The U.S. paused applications for immigration benefits such as Temporary Protected Status and asylum for people admitted during the Biden Administration’s parole programs, including Uniting for Ukraine and the CHNV program for migrants from Cuba, Haiti, Nicaragua, and Venezuela. Cubans admitted under these programs have the option to apply for a green card under the Cuban Adjustment Act. This pause stops people legally admitted to the U.S. under these programs from accessing existing legal pathways to remain in the U.S. for longer than their parole term would allow.
While these immigrants still qualify for these legal pathways, the processing pause will create even longer delays than already exist for those immigrating to the U.S.
The pause on applications applies to programs that allowed migrants to come to the U.S. legally through an immigration policy known as parole. What is parole?
Parole is a power Congress granted the executive branch to allow people to enter the U.S. temporarily, often for humanitarian reasons. Parole under Uniting for Ukraine was exactly this – temporary humanitarian entry to the U.S. for Ukrainians whose country is an active war zone due to the egregious invasion by Russia. Parole for CHNV applicants provided a vetted legal option for migrants who wanted to request protection in the U.S. while still in their home country rather than paying a smuggler to bring them to the U.S.-Mexico border to request asylum.
While new migrants can’t come to the U.S. through parole programs, what does this pause mean for migrants currently in the U.S. under this law?
This pause means that these individuals, who are seeking to utilize other lawful immigration pathways that exist in current U.S. law, are not currently able to access those pathways.

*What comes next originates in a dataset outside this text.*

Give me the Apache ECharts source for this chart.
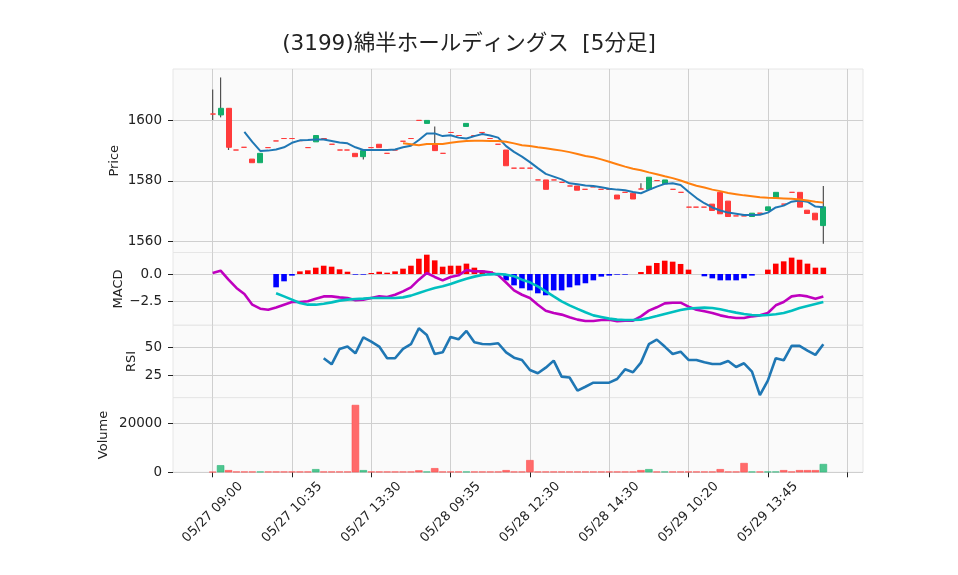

Parole is temporary. If that parole expires without an extension, which must be granted by the executive branch, those individuals must leave or face removal by the U.S. government. The pause means that their parole may expire before their applications for these other lawful pathways are approved.
How will this pause in applications and parole programs affect the U.S. immigration system at large?
The U.S. legal immigration system, in a typical year, admits around 1 million immigrants. This is fewer than the number we need to maintain our labor force and population growth. Some lawful pathways are horrendously backlogged. Some green card categories make applicants wait decades before their green card is granted due to per country caps which limit the number of green cards granted each year. Pausing lawful programs like this only exacerbate backlogs.
While these parole programs were politically controversial, they admitted migrants via legal pathways, boosting our labor force in a time when the U.S. has millions of open jobs and not enough native-born people to fill them. Parole programs, asylum, and Temporary Protected Status are not perfect immigration vehicles – better policy would be to expand green cards to include more people with skills to fill open jobs. Only Congress can make that change to the law. But until Congress acts, these other legal migration channels do benefit the U.S. economy by providing willing workers.